Mini-pressions: The Americans

theamericans title

Oh, another spy TV show! But you know what? Keri Russell is hot. And so is Matthew Rhys. And when they do stuff together, like put on fancy Russian accents and kill people and live their fake-but-not-really family life, I get that special tingle in my spine.

The Americans is pretty good, guys!

Before I start churning the review gears and possibly begin my over-hype of this show, I need to declare that I first hated the premise the moment I read its synopsis. A duo of Russian spies pose as husband and wife on American soil, feeding their motherland intel and fulfilling their mission objectives.

And I hate spy stuff, because most of the programs I’ve caught within this genre tries to be so many things at once while still being formulaic – main characters always at the top of their game subsequently wronged by their ex-employers, becoming outcasts while still somehow eventually rounding up a band of misfits to prove their innocence and obtain ultimate spy freedom with a new name and a new life.

While this story treads a vein much like this, it’s presented in a rather unusual manner.
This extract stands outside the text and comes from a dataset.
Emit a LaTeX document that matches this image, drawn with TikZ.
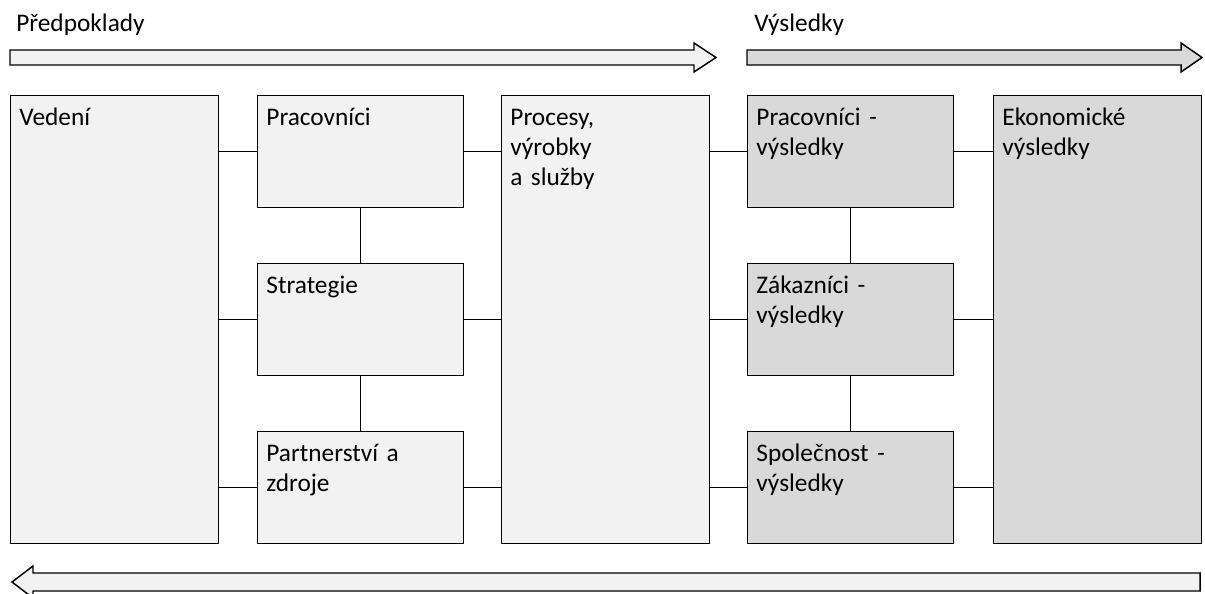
\documentclass[tikz,border=0pt]{standalone}
\usepackage{fontspec}
\setmainfont{Carlito}
\usepackage{tikz}
\usetikzlibrary{positioning,calc}

\definecolor{boxlight}{HTML}{F2F2F2}
\definecolor{boxdark}{HTML}{D9D9D9}

\begin{document}
\begin{tikzpicture}[
    x=0.75pt, y=-0.75pt,
    font=\fontsize{19}{22.5}\selectfont,
    field/.style={draw, line width=1.1pt, fill=boxlight, anchor=north west, align=left, inner xsep=6.5pt, inner ysep=0pt, text height=22.5pt},
    smallfield/.style={field, text width=141.5pt, text depth=61.5pt},
    tallfield/.style={field, text width=143pt, text depth=313.5pt},
    result/.style={fill=boxdark},
    link/.style={line width=0.75pt},
    bigarrow/.style={draw, line width=1.1pt, line join=miter}
]
\useasboundingbox (0,0) rectangle (1205,593);

% top labels
\node[anchor=base west, inner sep=0pt] (pred) at (16,31) {Předpoklady};
\node[anchor=base west, inner sep=0pt] (vysl) at (754,31) {Výsledky};

% arrows
\draw[bigarrow, fill=boxlight] (10,50) -- (694,50) -- (694,43) -- (716,57.5) -- (694,72) -- (694,65) -- (10,65) -- cycle;
\draw[bigarrow, fill=boxdark] (747,50) -- (1181,50) -- (1181,43) -- (1202,57.5) -- (1181,72) -- (1181,65) -- (747,65) -- cycle;
\draw[bigarrow, fill=boxlight] (1200,573) -- (33,573) -- (33,566) -- (12,582) -- (33,598) -- (33,591) -- (1200,591) -- cycle;

% boxes
\node[tallfield] (ved) at (10,95) {Vedení};
\node[smallfield] (prac) at (257,95) {Pracovníci};
\node[smallfield] (strat) at (257,263) {Strategie};
\node[smallfield] (part) at (257,431) {Partnerství a\\zdroje};
\node[tallfield] (proc) at (501,95) {Procesy,\\výrobky\\a služby};
\node[smallfield, result] (pracv) at (747,95) {Pracovníci -\\výsledky};
\node[smallfield, result] (zak) at (747,263) {Zákazníci -\\výsledky};
\node[smallfield, result] (spol) at (747,431) {Společnost -\\výsledky};
\node[tallfield, result] (eko) at (993,95) {Ekonomické\\výsledky};

% links
\draw[link] (ved.east |- prac.west) -- (prac.west);
\draw[link] (ved.east |- strat.west) -- (strat.west);
\draw[link] (ved.east |- part.west) -- (part.west);
\draw[link] (prac.east) -- (proc.west |- prac.east);
\draw[link] (strat.east) -- (proc.west |- strat.east);
\draw[link] (part.east) -- (proc.west |- part.east);
\draw[link] (proc.east |- pracv.west) -- (pracv.west);
\draw[link] (proc.east |- zak.west) -- (zak.west);
\draw[link] (proc.east |- spol.west) -- (spol.west);
\draw[link] (pracv.east) -- (eko.west |- pracv.east);
\draw[link] (zak.east) -- (eko.west |- zak.east);
\draw[link] (spol.east) -- (eko.west |- spol.east);
\draw[link] (prac.south) -- (strat.north);
\draw[link] (strat.south) -- (part.north);
\draw[link] (pracv.south) -- (zak.north);
\draw[link] (zak.south) -- (spol.north);
\end{tikzpicture}
\end{document}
At first they’re all into their missions, Elizabeth seducing key information from a federal agent, Philip chasing down his target on foot, fighting skillfully with hand and foot, and you mistake it as a spy program going through its motions.

There's a gag somewhere in this.

There’s a gag somewhere in this.

Then the show segues straight into Elizabeth’s history, slowly unfolding her feelings about how she feels about the American family she’s raised, the terrible things she went through during her training as a spy (as a woman!), how she and Philip met, how Philip feels about the family and his identity in general; you suddenly realise that you’ve waded into the deep, dark waters of their drama, and it’s already in your lungs.
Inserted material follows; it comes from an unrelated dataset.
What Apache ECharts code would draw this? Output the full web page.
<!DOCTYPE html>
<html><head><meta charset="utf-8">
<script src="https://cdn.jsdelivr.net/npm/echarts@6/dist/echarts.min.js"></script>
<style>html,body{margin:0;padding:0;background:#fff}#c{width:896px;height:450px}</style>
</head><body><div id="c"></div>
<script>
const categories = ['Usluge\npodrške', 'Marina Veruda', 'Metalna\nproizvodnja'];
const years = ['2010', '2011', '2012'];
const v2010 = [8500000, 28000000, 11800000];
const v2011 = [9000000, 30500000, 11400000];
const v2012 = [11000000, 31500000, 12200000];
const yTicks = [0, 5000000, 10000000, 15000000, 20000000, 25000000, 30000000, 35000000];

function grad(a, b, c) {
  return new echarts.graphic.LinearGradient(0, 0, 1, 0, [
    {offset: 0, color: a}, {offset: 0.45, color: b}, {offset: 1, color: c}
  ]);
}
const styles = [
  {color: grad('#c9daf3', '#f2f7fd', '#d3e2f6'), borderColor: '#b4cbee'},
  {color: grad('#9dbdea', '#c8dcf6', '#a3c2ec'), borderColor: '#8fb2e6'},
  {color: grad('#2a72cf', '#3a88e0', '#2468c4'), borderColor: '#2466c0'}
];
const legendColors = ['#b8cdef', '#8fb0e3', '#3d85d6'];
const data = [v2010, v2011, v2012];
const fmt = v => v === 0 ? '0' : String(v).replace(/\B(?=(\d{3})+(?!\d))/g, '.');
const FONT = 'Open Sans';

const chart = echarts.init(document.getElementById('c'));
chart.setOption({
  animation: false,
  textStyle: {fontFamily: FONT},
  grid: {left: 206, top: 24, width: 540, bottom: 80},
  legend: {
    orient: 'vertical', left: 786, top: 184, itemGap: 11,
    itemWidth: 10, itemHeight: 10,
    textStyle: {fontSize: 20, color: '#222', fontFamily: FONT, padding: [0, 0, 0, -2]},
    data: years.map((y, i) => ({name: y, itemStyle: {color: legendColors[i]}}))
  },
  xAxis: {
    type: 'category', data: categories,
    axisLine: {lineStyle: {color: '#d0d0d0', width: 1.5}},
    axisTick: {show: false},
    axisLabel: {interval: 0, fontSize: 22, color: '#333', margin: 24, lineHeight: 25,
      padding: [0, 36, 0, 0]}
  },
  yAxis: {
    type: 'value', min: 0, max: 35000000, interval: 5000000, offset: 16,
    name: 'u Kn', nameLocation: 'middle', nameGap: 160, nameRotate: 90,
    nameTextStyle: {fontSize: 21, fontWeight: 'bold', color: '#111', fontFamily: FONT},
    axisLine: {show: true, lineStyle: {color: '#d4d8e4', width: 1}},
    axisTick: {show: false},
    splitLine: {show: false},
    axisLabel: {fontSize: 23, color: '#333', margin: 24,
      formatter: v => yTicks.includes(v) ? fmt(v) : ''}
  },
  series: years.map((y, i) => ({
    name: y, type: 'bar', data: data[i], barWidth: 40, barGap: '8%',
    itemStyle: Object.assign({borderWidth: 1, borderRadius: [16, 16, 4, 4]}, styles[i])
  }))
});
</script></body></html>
It’s mostly thanks to Keri Russell. In the entire span of an hour, I’ve seen Elizabeth be tough, earnest, bitter, lost, skeptical, forgiving, protective, loyal, vulnerable, sexy, and irreparably broken. One minute I think she’s sour and needlessly grouchy, the next I’m wholly sympathetic, ready to take back my prejudging ways. Elizabeth is so flawed, and the story is stronger for it.

"You swore. We swore. We would never tell them."
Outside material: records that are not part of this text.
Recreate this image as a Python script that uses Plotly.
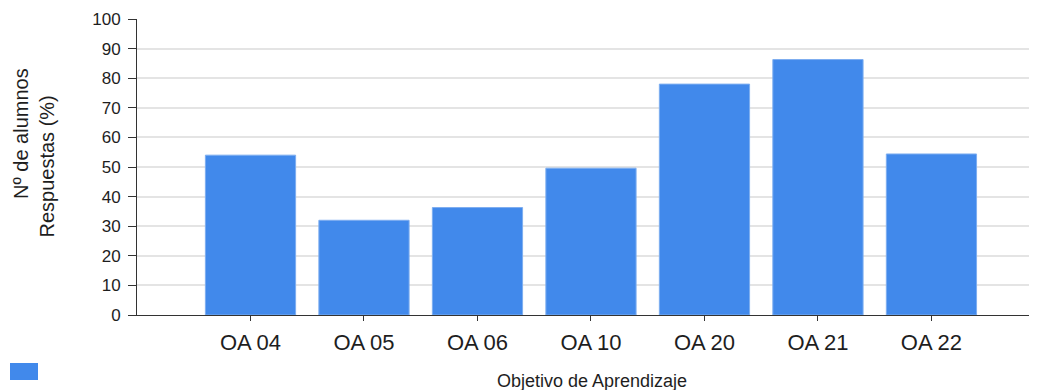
import plotly.graph_objects as go

categories = ["OA 04", "OA 05", "OA 06", "OA 10", "OA 20", "OA 21", "OA 22"]
values = [54, 32, 36.3, 49.6, 78, 86.3, 54.4]
y_ticks = list(range(0, 101, 10))

y_title_1 = "Nº de alumnos"
y_title_2 = "Respuestas (%)"
x_title = "Objetivo de Aprendizaje"

# page body adds an 8px offset; positions below are reference pixels minus 8
OFF = 8
W, H = 1037 - OFF, 390 - OFF
L, R, T, B = 137 - OFF, 0, 19 - OFF, 390 - 315
pw = W - L - R
ph = H - T - B


def px(x):
    return (x - 137) / pw


def py(y):
    return (315 - y) / ph


fig = go.Figure()
fig.add_trace(go.Bar(
    x=list(range(len(categories))), y=values,
    marker=dict(color="#4189EB", line=dict(color="#7DAEF0", width=1)),
    showlegend=False,
))

font_family = "Liberation Sans, Arial, sans-serif"
txt = "#1E1E1E"
fig.update_layout(
    width=W, height=H,
    margin=dict(l=L, r=R, t=T, b=B, autoexpand=False),
    plot_bgcolor="white", paper_bgcolor="white",
    bargap=0.205,
    font=dict(family=font_family, color=txt),
    xaxis=dict(
        range=[-1.0, 6.93],
        tickmode="array",
        tickvals=list(range(len(categories))),
        ticktext=categories,
        ticks="outside", ticklen=5, tickwidth=1, tickcolor="#333333",
        showline=True, linecolor="#333333", linewidth=1,
        showgrid=False, zeroline=False,
        tickfont=dict(size=22, color=txt),
        ticklabelstandoff=3,
    ),
    yaxis=dict(
        range=[0, 100],
        tickmode="array", tickvals=y_ticks,
        ticks="outside", ticklen=8, tickwidth=1, tickcolor="#333333",
        showline=True, linecolor="#333333", linewidth=1,
        showgrid=True, gridcolor="#E4E4E4", gridwidth=2,
        zeroline=False,
        tickfont=dict(size=17, color=txt),
        ticklabelstandoff=4,
    ),
    annotations=[
        dict(text=y_title_1, textangle=-90, xref="paper", yref="paper",
             x=px(21), y=py(134), xanchor="center", yanchor="middle",
             showarrow=False, font=dict(size=20, color=txt)),
        dict(text=y_title_2, textangle=-90, xref="paper", yref="paper",
             x=px(46), y=py(166.5), xanchor="center", yanchor="middle",
             showarrow=False, font=dict(size=20, color=txt)),
        dict(text=x_title, xref="paper", yref="paper",
             x=px(592), y=py(381), xanchor="center", yanchor="middle",
             showarrow=False, font=dict(size=18, color=txt)),
    ],
    shapes=[
        dict(type="rect", xref="paper", yref="paper",
             x0=px(10), x1=px(38), y0=py(380), y1=py(363),
             fillcolor="#4189EB", line=dict(width=0)),
    ],
)

fig.write_html("out.html")
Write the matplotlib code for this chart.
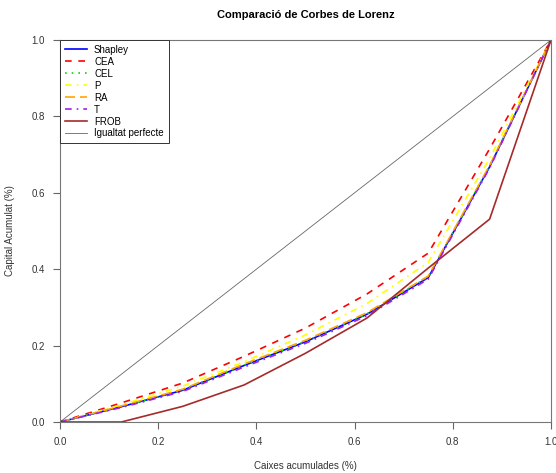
import matplotlib
matplotlib.use("Agg")
from matplotlib import pyplot as plt

# cumulative share of boxes (8 boxes)
caixes = [0, 0.125, 0.25, 0.375, 0.5, 0.625, 0.75, 0.875, 1.0]

shapley = [0, 0.040, 0.083, 0.148, 0.210, 0.282, 0.378, 0.668, 1.0]
cea = [0, 0.050, 0.102, 0.172, 0.246, 0.335, 0.442, 0.715, 1.0]
cel = [0, 0.040, 0.084, 0.149, 0.211, 0.283, 0.380, 0.670, 1.0]
p = [0, 0.045, 0.094, 0.158, 0.228, 0.310, 0.418, 0.690, 1.0]
ra = [0, 0.042, 0.086, 0.152, 0.214, 0.286, 0.382, 0.672, 1.0]
t = [0, 0.038, 0.080, 0.144, 0.206, 0.278, 0.374, 0.665, 1.0]
frob = [0, 0.0, 0.041, 0.097, 0.180, 0.272, 0.403, 0.531, 1.0]

plt.rcParams['font.family'] = ['Liberation Sans', 'DejaVu Sans']

fig = plt.figure(figsize=(5.56, 4.73), dpi=100)
ax = fig.add_axes([60 / 556, 51 / 473, 491 / 556, 382 / 473])

ax.plot(caixes, shapley, color='blue', lw=1.2, label='Shapley')
ax.plot(caixes, cea, color='red', lw=1.2, dashes=(4, 4), label='CEA')
ax.plot(caixes, cel, color='#00dd00', lw=1.2, dashes=(1, 3), label='CEL')
ax.plot(caixes, p, color='yellow', lw=1.2, dashes=(4, 3, 1, 3), label='P')
ax.plot(caixes, ra, color='orange', lw=1.2, dashes=(6, 3), label='RA')
ax.plot(caixes, t, color='#a020f0', lw=1.2, dashes=(4, 3, 1, 3), label='T')
ax.plot(caixes, frob, color='#a52a2a', lw=1.2, label='FROB')
ax.plot([0, 1], [0, 1], color='black', lw=0.6, alpha=0.6, label='Igualtat perfecte')

ax.set_xlim(0, 1)
ax.set_ylim(0, 1)
ticks = [0, 0.2, 0.4, 0.6, 0.8, 1.0]
ax.set_xticks(ticks)
ax.set_yticks(ticks)
ax.set_xticklabels(['0.0', '0.2', '0.4', '0.6', '0.8', '1.0'])
ax.set_yticklabels(['0.0', '0.2', '0.4', '0.6', '0.8', '1.0'])
ax.tick_params(direction='out', length=5, width=0.8, color='#666666',
               labelsize=7, labelcolor='#333333', pad=6)
for s in ax.spines.values():
    s.set_color('#777777')
    s.set_linewidth(0.8)

ax.set_xlabel('Caixes acumulades (%)', fontsize=7, color='#333333', labelpad=10)
ax.set_ylabel('Capital Acumulat (%)', fontsize=7, color='#333333', labelpad=12)
ax.set_title('Comparació de Corbes de Lorenz', fontsize=8, fontweight='bold', pad=16)

leg = ax.legend(loc='upper left', borderaxespad=0, fontsize=7, fancybox=False,
                framealpha=1, edgecolor='#333333', handlelength=2.3,
                labelspacing=0.2, borderpad=0.5, handletextpad=0.7)
leg.get_frame().set_linewidth(0.7)

fig.savefig('out.png', dpi=100)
“You swore. We swore. We would never tell them.”

What’s also great about The Americans is that though it’s set in the Cold War 80’s, it doesn’t overdo the setting/timeline as much as say, The Carrie Diaries (which I absolutely cannot stand). No need to supplant the show’s music with most obvious 80’s tunes. It’s much more subtle than that, and seeks to use the time period as a means of enabling their characters rather than bog down their development with era-associated distractions like fluorescent fashion or unruly crimped hair.

Though somewhat predictable at some bits, the show makes up for it with plenty of carefully constructed scenes of suspense, trickling down from a simple setup: the new neighbour just so happens to be an FBI counter-intelligence dude who’s looking for the Soviet defector that the Jennings have in their car boot. Very classic way of building excitement, and it’s executed well.

But the best thing about this show is the relationship between Elizabeth and Philip. I really don’t mean to be a shipper, but it’s hard not to ship them, especially when we’re put through seasons (by measure of other shows) worth of relationship development and drama in the first episode alone. I blame it on the way Rhys makes his character look at Russell’s – with pain, unrequited longing, punctuated by a very intense sort of desire to love her the best he can.

He still pulls it off, even with a logo on his chin.

He still pulls it off, even with a logo on his chin.

In a way, it’s an incredible romance without being sappy or overtly cliched in its delivery, because it’s just riddled with disaster, bad ideas and a constant cloud of uncertainty hanging over their heads. No, of course, it’s totally not romantic to want to commit treason for the woman you love. Will they be able to make it? It doesn’t feel like it, but I cross my fingers that they do. They’re husband and wife, but they’re partners, and every bit better than Brangelina Smith. Plus, that In the Air Tonight vignette. Crazy hot, both in the pants and in the heart. I think I nearly died.

I haven’t seen the second episode yet, but if it’s anything like the pilot, I’m down for more. I enjoy this deep cover stuff more than I thought I ever would. Of course, I find my suspension of belief broken whenever they speak English in well-practiced Russian accents – couldn’t they just have Russian lines with subtitles? – but I can overlook that if they just keep at giving us multi-layered storytelling like they started with during their first episode. FX sure knows how to pick their shows.

If you prefer something with crazy action and bomb diffusion and all that frivolous James Bond stuff, you may find the emphasis on spies-kinda-in-love a bit much, or even the stealthing a bit boring compared to a Bourne movie sequence. But if you don’t mind watching two good-looking people play house and struggle to succeed in hiding in plain sight while their next door neighbour hunts them down, The Americans is perfect for you. It’s no Tinker Tailor Soldier Spy, but the whole theme of national belonging, identity and questioning where your loyalties really lie is strong with this one. Let’s see if it can continue its streak.